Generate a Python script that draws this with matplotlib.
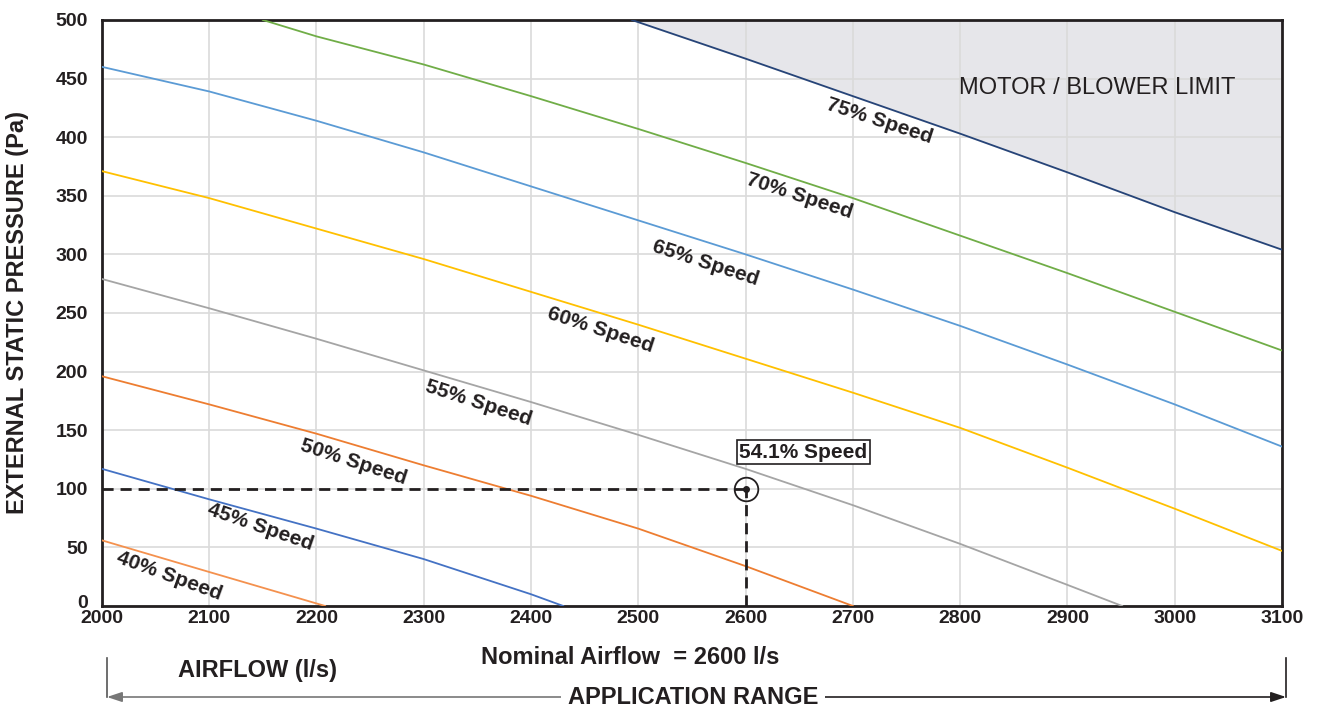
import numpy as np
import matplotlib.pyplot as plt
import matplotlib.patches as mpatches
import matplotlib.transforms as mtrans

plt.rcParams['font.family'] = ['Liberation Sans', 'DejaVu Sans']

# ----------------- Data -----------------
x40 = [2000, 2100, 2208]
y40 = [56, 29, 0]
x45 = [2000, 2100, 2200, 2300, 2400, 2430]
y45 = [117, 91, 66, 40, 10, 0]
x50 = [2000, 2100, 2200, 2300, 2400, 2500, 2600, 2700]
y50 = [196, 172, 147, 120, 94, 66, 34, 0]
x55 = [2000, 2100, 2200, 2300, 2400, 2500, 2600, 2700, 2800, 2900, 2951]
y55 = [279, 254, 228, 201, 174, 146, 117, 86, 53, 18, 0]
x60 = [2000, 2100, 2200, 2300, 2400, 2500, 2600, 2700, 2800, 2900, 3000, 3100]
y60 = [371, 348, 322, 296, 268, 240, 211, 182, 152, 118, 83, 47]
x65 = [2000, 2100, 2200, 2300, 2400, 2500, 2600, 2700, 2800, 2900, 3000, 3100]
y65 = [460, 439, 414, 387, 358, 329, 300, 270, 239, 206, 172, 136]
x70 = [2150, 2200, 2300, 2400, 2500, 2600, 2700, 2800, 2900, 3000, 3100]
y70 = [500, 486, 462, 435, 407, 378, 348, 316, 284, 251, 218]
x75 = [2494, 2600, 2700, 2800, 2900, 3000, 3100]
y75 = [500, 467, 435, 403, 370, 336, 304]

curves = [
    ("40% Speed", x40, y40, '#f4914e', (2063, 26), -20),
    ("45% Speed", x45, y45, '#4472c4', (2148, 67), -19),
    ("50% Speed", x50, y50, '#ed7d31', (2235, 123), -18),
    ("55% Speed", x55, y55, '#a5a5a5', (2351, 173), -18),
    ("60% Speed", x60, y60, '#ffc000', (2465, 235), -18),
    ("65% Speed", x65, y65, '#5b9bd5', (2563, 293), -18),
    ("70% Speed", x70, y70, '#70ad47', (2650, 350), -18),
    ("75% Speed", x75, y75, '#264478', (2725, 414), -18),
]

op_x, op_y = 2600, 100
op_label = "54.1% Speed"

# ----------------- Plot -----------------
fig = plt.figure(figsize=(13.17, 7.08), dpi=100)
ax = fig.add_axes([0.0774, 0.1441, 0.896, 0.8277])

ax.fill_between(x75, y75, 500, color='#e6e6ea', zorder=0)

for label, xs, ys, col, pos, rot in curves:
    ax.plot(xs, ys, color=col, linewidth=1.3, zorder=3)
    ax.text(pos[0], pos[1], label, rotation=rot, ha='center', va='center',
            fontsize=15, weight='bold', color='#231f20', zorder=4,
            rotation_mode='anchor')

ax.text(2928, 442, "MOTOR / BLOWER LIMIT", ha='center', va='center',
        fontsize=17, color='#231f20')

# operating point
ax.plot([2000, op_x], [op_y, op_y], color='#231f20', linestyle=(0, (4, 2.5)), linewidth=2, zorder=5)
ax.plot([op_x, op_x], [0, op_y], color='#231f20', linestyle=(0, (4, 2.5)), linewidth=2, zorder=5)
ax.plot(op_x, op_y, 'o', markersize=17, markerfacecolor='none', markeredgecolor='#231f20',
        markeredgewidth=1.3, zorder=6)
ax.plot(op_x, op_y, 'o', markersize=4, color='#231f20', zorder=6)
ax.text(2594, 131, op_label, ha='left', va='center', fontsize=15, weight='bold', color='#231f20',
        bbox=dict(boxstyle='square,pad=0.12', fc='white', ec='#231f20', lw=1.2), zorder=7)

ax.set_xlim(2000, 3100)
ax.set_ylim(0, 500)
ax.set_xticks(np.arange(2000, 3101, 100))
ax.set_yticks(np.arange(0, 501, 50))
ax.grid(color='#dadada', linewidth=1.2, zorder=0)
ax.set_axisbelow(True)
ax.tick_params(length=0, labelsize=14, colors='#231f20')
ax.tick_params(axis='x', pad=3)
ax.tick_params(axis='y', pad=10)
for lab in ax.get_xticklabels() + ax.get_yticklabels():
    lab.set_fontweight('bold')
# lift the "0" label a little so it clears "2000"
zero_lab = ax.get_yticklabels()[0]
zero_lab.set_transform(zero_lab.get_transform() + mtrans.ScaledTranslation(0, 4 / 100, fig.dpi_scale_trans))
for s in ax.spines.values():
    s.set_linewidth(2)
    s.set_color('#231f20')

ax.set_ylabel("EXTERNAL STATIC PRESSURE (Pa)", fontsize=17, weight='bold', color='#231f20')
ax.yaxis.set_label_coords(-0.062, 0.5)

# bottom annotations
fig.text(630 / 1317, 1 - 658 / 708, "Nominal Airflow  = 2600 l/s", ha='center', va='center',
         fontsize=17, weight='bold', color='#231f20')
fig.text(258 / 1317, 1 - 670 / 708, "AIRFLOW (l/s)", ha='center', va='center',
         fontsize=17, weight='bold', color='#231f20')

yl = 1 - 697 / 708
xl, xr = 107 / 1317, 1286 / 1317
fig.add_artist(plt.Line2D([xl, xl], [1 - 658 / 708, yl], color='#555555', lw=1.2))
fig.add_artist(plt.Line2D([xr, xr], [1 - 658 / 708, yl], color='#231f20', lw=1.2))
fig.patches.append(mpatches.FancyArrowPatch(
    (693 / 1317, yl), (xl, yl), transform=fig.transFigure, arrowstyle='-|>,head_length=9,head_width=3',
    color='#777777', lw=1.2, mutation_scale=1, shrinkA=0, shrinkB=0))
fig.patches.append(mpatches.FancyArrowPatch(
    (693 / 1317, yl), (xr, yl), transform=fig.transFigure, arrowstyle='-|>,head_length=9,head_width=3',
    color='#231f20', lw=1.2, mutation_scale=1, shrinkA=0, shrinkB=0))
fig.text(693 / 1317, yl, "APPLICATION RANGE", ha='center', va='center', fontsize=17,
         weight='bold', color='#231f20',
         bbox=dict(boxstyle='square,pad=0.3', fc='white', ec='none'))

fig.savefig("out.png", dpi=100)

PROBLEM: Without including any pictures, reproduce the listing exactly.

TASK SOLUTION:
Generate a Python script that draws this with matplotlib.
import numpy as np
import matplotlib.pyplot as plt
import matplotlib.patches as mpatches
import matplotlib.transforms as mtrans

plt.rcParams['font.family'] = ['Liberation Sans', 'DejaVu Sans']

# ----------------- Data -----------------
x40 = [2000, 2100, 2208]
y40 = [56, 29, 0]
x45 = [2000, 2100, 2200, 2300, 2400, 2430]
y45 = [117, 91, 66, 40, 10, 0]
x50 = [2000, 2100, 2200, 2300, 2400, 2500, 2600, 2700]
y50 = [196, 172, 147, 120, 94, 66, 34, 0]
x55 = [2000, 2100, 2200, 2300, 2400, 2500, 2600, 2700, 2800, 2900, 2951]
y55 = [279, 254, 228, 201, 174, 146, 117, 86, 53, 18, 0]
x60 = [2000, 2100, 2200, 2300, 2400, 2500, 2600, 2700, 2800, 2900, 3000, 3100]
y60 = [371, 348, 322, 296, 268, 240, 211, 182, 152, 118, 83, 47]
x65 = [2000, 2100, 2200, 2300, 2400, 2500, 2600, 2700, 2800, 2900, 3000, 3100]
y65 = [460, 439, 414, 387, 358, 329, 300, 270, 239, 206, 172, 136]
x70 = [2150, 2200, 2300, 2400, 2500, 2600, 2700, 2800, 2900, 3000, 3100]
y70 = [500, 486, 462, 435, 407, 378, 348, 316, 284, 251, 218]
x75 = [2494, 2600, 2700, 2800, 2900, 3000, 3100]
y75 = [500, 467, 435, 403, 370, 336, 304]

curves = [
    ("40% Speed", x40, y40, '#f4914e', (2063, 26), -20),
    ("45% Speed", x45, y45, '#4472c4', (2148, 67), -19),
    ("50% Speed", x50, y50, '#ed7d31', (2235, 123), -18),
    ("55% Speed", x55, y55, '#a5a5a5', (2351, 173), -18),
    ("60% Speed", x60, y60, '#ffc000', (2465, 235), -18),
    ("65% Speed", x65, y65, '#5b9bd5', (2563, 293), -18),
    ("70% Speed", x70, y70, '#70ad47', (2650, 350), -18),
    ("75% Speed", x75, y75, '#264478', (2725, 414), -18),
]

op_x, op_y = 2600, 100
op_label = "54.1% Speed"

# ----------------- Plot -----------------
fig = plt.figure(figsize=(13.17, 7.08), dpi=100)
ax = fig.add_axes([0.0774, 0.1441, 0.896, 0.8277])

ax.fill_between(x75, y75, 500, color='#e6e6ea', zorder=0)

for label, xs, ys, col, pos, rot in curves:
    ax.plot(xs, ys, color=col, linewidth=1.3, zorder=3)
    ax.text(pos[0], pos[1], label, rotation=rot, ha='center', va='center',
            fontsize=15, weight='bold', color='#231f20', zorder=4,
            rotation_mode='anchor')

ax.text(2928, 442, "MOTOR / BLOWER LIMIT", ha='center', va='center',
        fontsize=17, color='#231f20')

# operating point
ax.plot([2000, op_x], [op_y, op_y], color='#231f20', linestyle=(0, (4, 2.5)), linewidth=2, zorder=5)
ax.plot([op_x, op_x], [0, op_y], color='#231f20', linestyle=(0, (4, 2.5)), linewidth=2, zorder=5)
ax.plot(op_x, op_y, 'o', markersize=17, markerfacecolor='none', markeredgecolor='#231f20',
        markeredgewidth=1.3, zorder=6)
ax.plot(op_x, op_y, 'o', markersize=4, color='#231f20', zorder=6)
ax.text(2594, 131, op_label, ha='left', va='center', fontsize=15, weight='bold', color='#231f20',
        bbox=dict(boxstyle='square,pad=0.12', fc='white', ec='#231f20', lw=1.2), zorder=7)

ax.set_xlim(2000, 3100)
ax.set_ylim(0, 500)
ax.set_xticks(np.arange(2000, 3101, 100))
ax.set_yticks(np.arange(0, 501, 50))
ax.grid(color='#dadada', linewidth=1.2, zorder=0)
ax.set_axisbelow(True)
ax.tick_params(length=0, labelsize=14, colors='#231f20')
ax.tick_params(axis='x', pad=3)
ax.tick_params(axis='y', pad=10)
for lab in ax.get_xticklabels() + ax.get_yticklabels():
    lab.set_fontweight('bold')
# lift the "0" label a little so it clears "2000"
zero_lab = ax.get_yticklabels()[0]
zero_lab.set_transform(zero_lab.get_transform() + mtrans.ScaledTranslation(0, 4 / 100, fig.dpi_scale_trans))
for s in ax.spines.values():
    s.set_linewidth(2)
    s.set_color('#231f20')

ax.set_ylabel("EXTERNAL STATIC PRESSURE (Pa)", fontsize=17, weight='bold', color='#231f20')
ax.yaxis.set_label_coords(-0.062, 0.5)

# bottom annotations
fig.text(630 / 1317, 1 - 658 / 708, "Nominal Airflow  = 2600 l/s", ha='center', va='center',
         fontsize=17, weight='bold', color='#231f20')
fig.text(258 / 1317, 1 - 670 / 708, "AIRFLOW (l/s)", ha='center', va='center',
         fontsize=17, weight='bold', color='#231f20')

yl = 1 - 697 / 708
xl, xr = 107 / 1317, 1286 / 1317
fig.add_artist(plt.Line2D([xl, xl], [1 - 658 / 708, yl], color='#555555', lw=1.2))
fig.add_artist(plt.Line2D([xr, xr], [1 - 658 / 708, yl], color='#231f20', lw=1.2))
fig.patches.append(mpatches.FancyArrowPatch(
    (693 / 1317, yl), (xl, yl), transform=fig.transFigure, arrowstyle='-|>,head_length=9,head_width=3',
    color='#777777', lw=1.2, mutation_scale=1, shrinkA=0, shrinkB=0))
fig.patches.append(mpatches.FancyArrowPatch(
    (693 / 1317, yl), (xr, yl), transform=fig.transFigure, arrowstyle='-|>,head_length=9,head_width=3',
    color='#231f20', lw=1.2, mutation_scale=1, shrinkA=0, shrinkB=0))
fig.text(693 / 1317, yl, "APPLICATION RANGE", ha='center', va='center', fontsize=17,
         weight='bold', color='#231f20',
         bbox=dict(boxstyle='square,pad=0.3', fc='white', ec='none'))

fig.savefig("out.png", dpi=100)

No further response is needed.